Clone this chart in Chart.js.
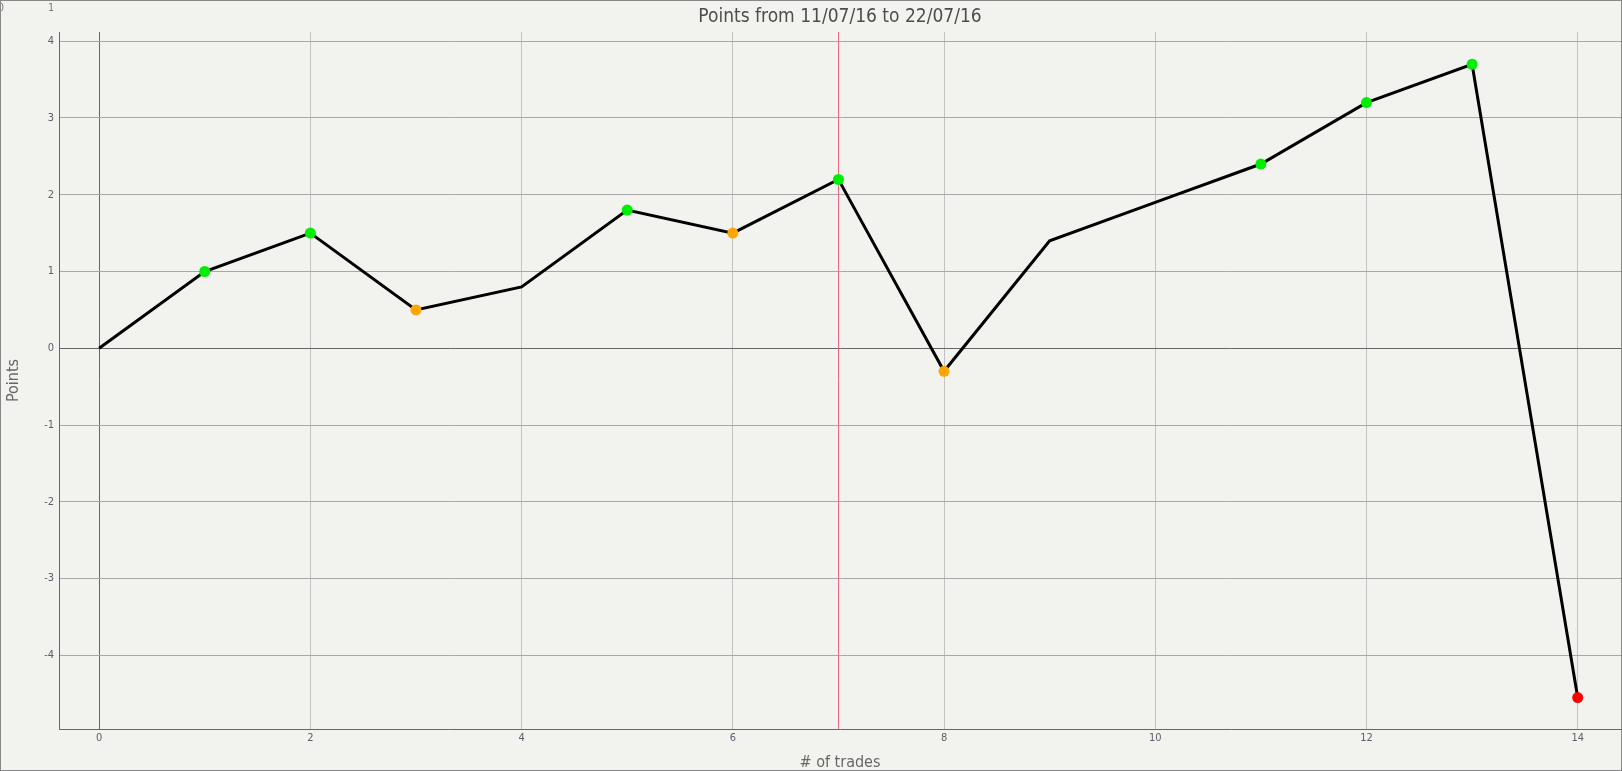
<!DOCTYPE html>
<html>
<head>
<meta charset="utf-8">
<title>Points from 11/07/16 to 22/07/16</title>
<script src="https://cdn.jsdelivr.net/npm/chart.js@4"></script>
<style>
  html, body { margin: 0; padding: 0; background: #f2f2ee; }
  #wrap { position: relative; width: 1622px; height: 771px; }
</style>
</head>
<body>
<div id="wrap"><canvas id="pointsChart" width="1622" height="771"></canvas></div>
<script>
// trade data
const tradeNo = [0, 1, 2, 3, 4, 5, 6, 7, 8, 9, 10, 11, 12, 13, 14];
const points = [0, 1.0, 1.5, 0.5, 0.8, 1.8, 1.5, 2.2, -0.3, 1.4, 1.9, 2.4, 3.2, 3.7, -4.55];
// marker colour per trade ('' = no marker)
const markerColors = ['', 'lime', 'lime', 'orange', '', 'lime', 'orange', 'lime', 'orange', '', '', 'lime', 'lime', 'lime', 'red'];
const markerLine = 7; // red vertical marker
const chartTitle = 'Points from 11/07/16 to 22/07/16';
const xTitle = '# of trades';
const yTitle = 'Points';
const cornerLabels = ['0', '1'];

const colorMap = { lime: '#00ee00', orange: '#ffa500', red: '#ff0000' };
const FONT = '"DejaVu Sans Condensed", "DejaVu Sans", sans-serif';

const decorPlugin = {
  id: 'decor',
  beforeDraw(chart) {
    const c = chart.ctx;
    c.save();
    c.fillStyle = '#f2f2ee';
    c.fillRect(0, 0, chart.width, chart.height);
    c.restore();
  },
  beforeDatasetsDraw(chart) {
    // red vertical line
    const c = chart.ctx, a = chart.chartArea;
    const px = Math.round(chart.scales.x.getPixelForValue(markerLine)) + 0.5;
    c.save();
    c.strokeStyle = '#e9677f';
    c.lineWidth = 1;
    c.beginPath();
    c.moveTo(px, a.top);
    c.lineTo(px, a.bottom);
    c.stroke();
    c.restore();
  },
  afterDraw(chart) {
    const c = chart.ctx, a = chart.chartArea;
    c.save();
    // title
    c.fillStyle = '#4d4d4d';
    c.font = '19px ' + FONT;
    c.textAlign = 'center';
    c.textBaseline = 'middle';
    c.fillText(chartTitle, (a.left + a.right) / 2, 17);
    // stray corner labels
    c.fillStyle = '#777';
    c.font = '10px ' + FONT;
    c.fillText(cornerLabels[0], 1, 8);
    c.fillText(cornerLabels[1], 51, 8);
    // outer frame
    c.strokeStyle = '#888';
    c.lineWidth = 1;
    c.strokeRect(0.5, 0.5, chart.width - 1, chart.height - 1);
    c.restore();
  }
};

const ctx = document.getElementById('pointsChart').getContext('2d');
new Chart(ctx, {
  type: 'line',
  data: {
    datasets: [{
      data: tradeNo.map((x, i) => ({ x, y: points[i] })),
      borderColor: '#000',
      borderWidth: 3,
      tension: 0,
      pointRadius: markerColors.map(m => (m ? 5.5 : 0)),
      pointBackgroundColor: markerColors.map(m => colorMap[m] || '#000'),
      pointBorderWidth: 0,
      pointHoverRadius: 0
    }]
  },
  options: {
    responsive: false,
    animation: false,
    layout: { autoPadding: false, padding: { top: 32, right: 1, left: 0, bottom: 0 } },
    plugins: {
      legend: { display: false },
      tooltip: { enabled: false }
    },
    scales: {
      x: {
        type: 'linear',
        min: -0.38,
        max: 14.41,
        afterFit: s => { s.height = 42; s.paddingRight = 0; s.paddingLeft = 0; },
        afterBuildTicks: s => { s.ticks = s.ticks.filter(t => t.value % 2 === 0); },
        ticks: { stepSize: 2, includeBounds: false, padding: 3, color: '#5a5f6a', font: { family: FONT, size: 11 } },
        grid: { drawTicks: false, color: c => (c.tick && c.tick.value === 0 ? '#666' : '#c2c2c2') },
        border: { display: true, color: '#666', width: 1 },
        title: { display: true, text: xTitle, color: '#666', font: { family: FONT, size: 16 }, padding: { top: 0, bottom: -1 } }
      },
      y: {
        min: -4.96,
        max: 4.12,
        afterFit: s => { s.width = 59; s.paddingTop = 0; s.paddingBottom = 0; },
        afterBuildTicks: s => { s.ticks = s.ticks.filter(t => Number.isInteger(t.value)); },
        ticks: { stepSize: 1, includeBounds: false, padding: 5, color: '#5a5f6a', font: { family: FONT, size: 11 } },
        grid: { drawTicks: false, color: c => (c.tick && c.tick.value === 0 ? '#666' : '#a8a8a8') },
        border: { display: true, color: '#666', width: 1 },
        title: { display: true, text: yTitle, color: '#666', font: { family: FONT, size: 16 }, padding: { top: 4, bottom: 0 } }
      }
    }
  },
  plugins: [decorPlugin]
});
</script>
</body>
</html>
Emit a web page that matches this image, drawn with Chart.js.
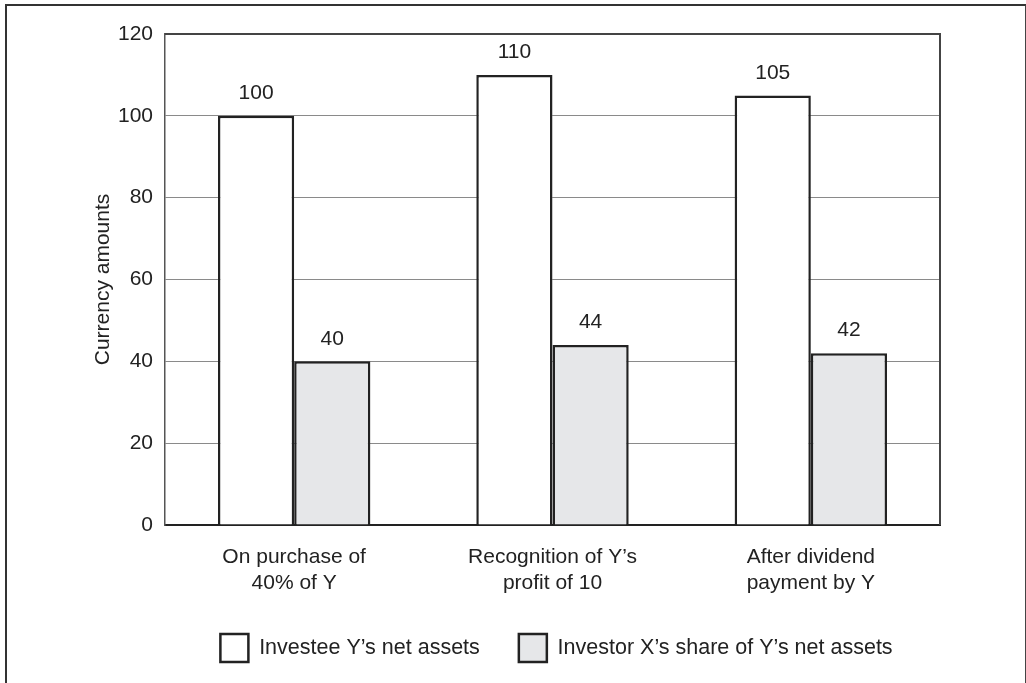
-=-=-=-=-
Give back every line exactly as it stands, pictures excluded.

> _ANSWER FOR THE TASK_:
Clone this chart in Chart.js.
<!DOCTYPE html>
<html>
<head>
<meta charset="utf-8">
<title>Points from 11/07/16 to 22/07/16</title>
<script src="https://cdn.jsdelivr.net/npm/chart.js@4"></script>
<style>
  html, body { margin: 0; padding: 0; background: #f2f2ee; }
  #wrap { position: relative; width: 1622px; height: 771px; }
</style>
</head>
<body>
<div id="wrap"><canvas id="pointsChart" width="1622" height="771"></canvas></div>
<script>
// trade data
const tradeNo = [0, 1, 2, 3, 4, 5, 6, 7, 8, 9, 10, 11, 12, 13, 14];
const points = [0, 1.0, 1.5, 0.5, 0.8, 1.8, 1.5, 2.2, -0.3, 1.4, 1.9, 2.4, 3.2, 3.7, -4.55];
// marker colour per trade ('' = no marker)
const markerColors = ['', 'lime', 'lime', 'orange', '', 'lime', 'orange', 'lime', 'orange', '', '', 'lime', 'lime', 'lime', 'red'];
const markerLine = 7; // red vertical marker
const chartTitle = 'Points from 11/07/16 to 22/07/16';
const xTitle = '# of trades';
const yTitle = 'Points';
const cornerLabels = ['0', '1'];

const colorMap = { lime: '#00ee00', orange: '#ffa500', red: '#ff0000' };
const FONT = '"DejaVu Sans Condensed", "DejaVu Sans", sans-serif';

const decorPlugin = {
  id: 'decor',
  beforeDraw(chart) {
    const c = chart.ctx;
    c.save();
    c.fillStyle = '#f2f2ee';
    c.fillRect(0, 0, chart.width, chart.height);
    c.restore();
  },
  beforeDatasetsDraw(chart) {
    // red vertical line
    const c = chart.ctx, a = chart.chartArea;
    const px = Math.round(chart.scales.x.getPixelForValue(markerLine)) + 0.5;
    c.save();
    c.strokeStyle = '#e9677f';
    c.lineWidth = 1;
    c.beginPath();
    c.moveTo(px, a.top);
    c.lineTo(px, a.bottom);
    c.stroke();
    c.restore();
  },
  afterDraw(chart) {
    const c = chart.ctx, a = chart.chartArea;
    c.save();
    // title
    c.fillStyle = '#4d4d4d';
    c.font = '19px ' + FONT;
    c.textAlign = 'center';
    c.textBaseline = 'middle';
    c.fillText(chartTitle, (a.left + a.right) / 2, 17);
    // stray corner labels
    c.fillStyle = '#777';
    c.font = '10px ' + FONT;
    c.fillText(cornerLabels[0], 1, 8);
    c.fillText(cornerLabels[1], 51, 8);
    // outer frame
    c.strokeStyle = '#888';
    c.lineWidth = 1;
    c.strokeRect(0.5, 0.5, chart.width - 1, chart.height - 1);
    c.restore();
  }
};

const ctx = document.getElementById('pointsChart').getContext('2d');
new Chart(ctx, {
  type: 'line',
  data: {
    datasets: [{
      data: tradeNo.map((x, i) => ({ x, y: points[i] })),
      borderColor: '#000',
      borderWidth: 3,
      tension: 0,
      pointRadius: markerColors.map(m => (m ? 5.5 : 0)),
      pointBackgroundColor: markerColors.map(m => colorMap[m] || '#000'),
      pointBorderWidth: 0,
      pointHoverRadius: 0
    }]
  },
  options: {
    responsive: false,
    animation: false,
    layout: { autoPadding: false, padding: { top: 32, right: 1, left: 0, bottom: 0 } },
    plugins: {
      legend: { display: false },
      tooltip: { enabled: false }
    },
    scales: {
      x: {
        type: 'linear',
        min: -0.38,
        max: 14.41,
        afterFit: s => { s.height = 42; s.paddingRight = 0; s.paddingLeft = 0; },
        afterBuildTicks: s => { s.ticks = s.ticks.filter(t => t.value % 2 === 0); },
        ticks: { stepSize: 2, includeBounds: false, padding: 3, color: '#5a5f6a', font: { family: FONT, size: 11 } },
        grid: { drawTicks: false, color: c => (c.tick && c.tick.value === 0 ? '#666' : '#c2c2c2') },
        border: { display: true, color: '#666', width: 1 },
        title: { display: true, text: xTitle, color: '#666', font: { family: FONT, size: 16 }, padding: { top: 0, bottom: -1 } }
      },
      y: {
        min: -4.96,
        max: 4.12,
        afterFit: s => { s.width = 59; s.paddingTop = 0; s.paddingBottom = 0; },
        afterBuildTicks: s => { s.ticks = s.ticks.filter(t => Number.isInteger(t.value)); },
        ticks: { stepSize: 1, includeBounds: false, padding: 5, color: '#5a5f6a', font: { family: FONT, size: 11 } },
        grid: { drawTicks: false, color: c => (c.tick && c.tick.value === 0 ? '#666' : '#a8a8a8') },
        border: { display: true, color: '#666', width: 1 },
        title: { display: true, text: yTitle, color: '#666', font: { family: FONT, size: 16 }, padding: { top: 4, bottom: 0 } }
      }
    }
  },
  plugins: [decorPlugin]
});
</script>
</body>
</html>
Emit a web page that matches this image, drawn with Chart.js.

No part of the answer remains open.